Eloi

Personal information
- Full name: Eloi Amagat Arimany
- Date of birth: 21 May 1985 (age 41)
- Place of birth: Girona, Spain
- Height: 1.82 m (6 ft 0 in)
- Position: Attacking midfielder

Youth career
- 1995–2001: Penya Bons Aires
- 2001–2004: Vilobí

Senior career*
- Years: Team / Apps / (Gls)
- 2004–2008: Girona / 47 / (0)
- 2004–2005: → Palafrugell (loan) / 8 / (1)
- 2006–2007: → Gavà (loan) / 37 / (3)
- 2008–2009: Lorca Deportiva / 19 / (2)
- 2009–2012: Llagostera / 90 / (21)
- 2012–2018: Girona / 133 / (8)
- 2018: New York City / 9 / (0)
- 2019–2023: Olot / 115 / (5)
- Total:  / 458 / (40)

= Eloi Amagat =

Spanish footballer

Eloi Amagat Arimany (born 21 May 1985), known simply as Eloi, is a Spanish former professional footballer who played as an attacking midfielder.

==Club career==
===Girona===
Born in Girona, Catalonia, Eloi began his career with his hometown side Girona FC, being loaned to neighbouring FC Palafrugell and CF Gavà for two of the following three seasons. In the summer of 2008, after helping his parent club to promote to Segunda División for the first time in 49 years, he joined Lorca Deportiva CF also in the Segunda División B, meeting the opposite fate.

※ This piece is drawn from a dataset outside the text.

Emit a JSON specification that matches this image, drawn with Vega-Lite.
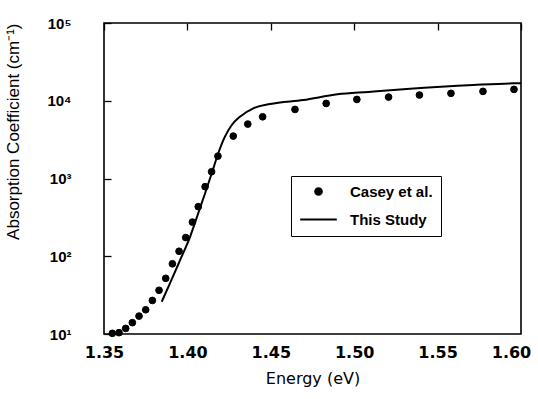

In November 2009, Eloi signed for UE Llagostera in the Tercera División. He scored eight goals in his second year, and his team reached the third tier for the first time ever.

Eloi returned to Girona and division two on 5 July 2012, on a one-year contract with an option to a further season. He made his debut in the competition on 18 August, against neighbours CE Sabadell FC. He scored his first goal in the league the following weekend, playing five minutes and contributing to a 5–1 away rout of CD Guadalajara.

Eloi appeared in 16 matches in the 2016–17 campaign, as the Estadi Montilivi-based club promoted to La Liga for the first time in its history. He made his debut in the Spanish top flight on 16 February 2018 at the age of 32, coming on as a late substitute in the 3–0 home win over CD Leganés.

===New York City===
On 25 July 2018, Eloi moved abroad for the first time in his career, joining New York City FC. He made his debut in the Major League Soccer on 22 August, being one of two players sent off for the hosts in a 1–1 home draw with the New York Red Bulls.

===Later career===
Eloi returned to his homeland on 31 January 2019, agreeing to a deal at third-division UE Olot.